### Directions
Extract the lines from the start through the line that holds "xticks = [0, 20, 40, 60, 80]", both included, omitting all images.

### Data segment
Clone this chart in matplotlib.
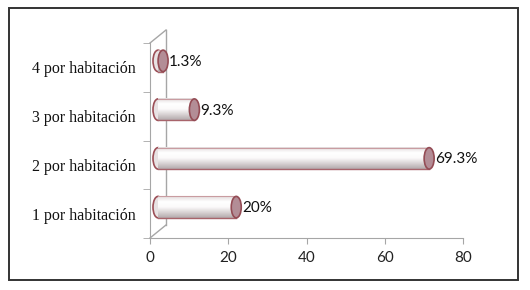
import numpy as np
import matplotlib
matplotlib.use("Agg")
import matplotlib.pyplot as plt
from matplotlib.patches import Ellipse, Rectangle
from matplotlib.colors import LinearSegmentedColormap

categories = ["1 por habitación", "2 por habitación", "3 por habitación", "4 por habitación"]
values = [20, 69.3, 9.3, 1.3]
value_labels = ["20%", "69.3%", "9.3%", "1.3%"]
xticks = [0, 20, 40, 60, 80]

fig = plt.figure(figsize=(5.3, 2.9), dpi=100)
fig.patches.append(Rectangle((9 / 530, 1 - 280 / 290), 509 / 530, 272 / 290,
                             transform=fig.transFigure, fill=False,
                             edgecolor="#333333", linewidth=1.4))

ax = fig.add_axes([150 / 530, 52 / 290, 313 / 530, 195 / 290])
ax.set_xlim(0, 80)
ax.set_ylim(-0.5, 3.5)

# 3D depth offset (data units)
dx = 16 / 313 * 80
dy = 13 / 195 * 4
wall = "#a6a6a6"

ax.plot([dx, dx], [-0.5 + dy, 3.5 + dy], color=wall, lw=1, clip_on=False)
ax.plot([0, dx], [3.5, 3.5 + dy], color=wall, lw=1, clip_on=False)
ax.plot([0, dx], [-0.5, -0.5 + dy], color=wall, lw=1, clip_on=False)

for s in ["top", "right"]:
    ax.spines[s].set_visible(False)
for s in ["left", "bottom"]:
    ax.spines[s].set_color(wall)

ax.set_xticks(xticks)
ax.set_xticklabels([str(t) for t in xticks], family="Lato", fontsize=11)
ax.tick_params(axis="x", colors=wall, labelcolor="#222222", length=4, pad=5)
ax.set_yticks(range(len(categories)))
ax.set_yticklabels(categories, family="Liberation Serif", fontsize=11.5)
ax.tick_params(axis="y", length=0, pad=10, labelcolor="#111111")
ax.set_yticks(np.arange(-0.5, 4, 1), minor=True)
ax.tick_params(axis="y", which="minor", length=5, color=wall)

cmap = LinearSegmentedColormap.from_list(
    "cyl", ["#b3aaac", "#d8d2d3", "#fbfafa", "#ffffff", "#e2dbdc"])
grad = np.linspace(0, 1, 64).reshape(-1, 1)
bh = 0.44
cap_w = 10 / 313 * 80

for i, (v, lab) in enumerate(zip(values, value_labels)):
    yc = i + dy / 2
    x0 = dx / 2
    x1 = v + dx / 2
    ax.add_patch(Ellipse((x0, yc), cap_w, bh, facecolor="#e8e2e3",
                         edgecolor="#9c4f57", lw=1.2, zorder=2))
    ax.imshow(grad, cmap=cmap, extent=[x0, x1, yc - bh / 2, yc + bh / 2],
              origin="lower", aspect="auto", zorder=3)
    ax.plot([x0, x1], [yc - bh / 2, yc - bh / 2], color="#a8646b", lw=1, zorder=4)
    ax.plot([x0, x1], [yc + bh / 2, yc + bh / 2], color="#c99ca1", lw=0.8, zorder=4)
    ax.add_patch(Ellipse((x1, yc), cap_w, bh, facecolor="#b38d96",
                         edgecolor="#944c55", lw=1.2, zorder=5))
    ax.text(x1 + cap_w / 2 + 0.3, yc - 0.02, lab, family="Lato", fontsize=11,
            va="center", ha="left", color="#111111", zorder=6)

ax.set_xlim(0, 80)
ax.set_ylim(-0.5, 3.5)

fig.savefig("out.png", dpi=100)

### Task answer
Clone this chart in matplotlib.
import numpy as np
import matplotlib
matplotlib.use("Agg")
import matplotlib.pyplot as plt
from matplotlib.patches import Ellipse, Rectangle
from matplotlib.colors import LinearSegmentedColormap

categories = ["1 por habitación", "2 por habitación", "3 por habitación", "4 por habitación"]
values = [20, 69.3, 9.3, 1.3]
value_labels = ["20%", "69.3%", "9.3%", "1.3%"]
xticks = [0, 20, 40, 60, 80]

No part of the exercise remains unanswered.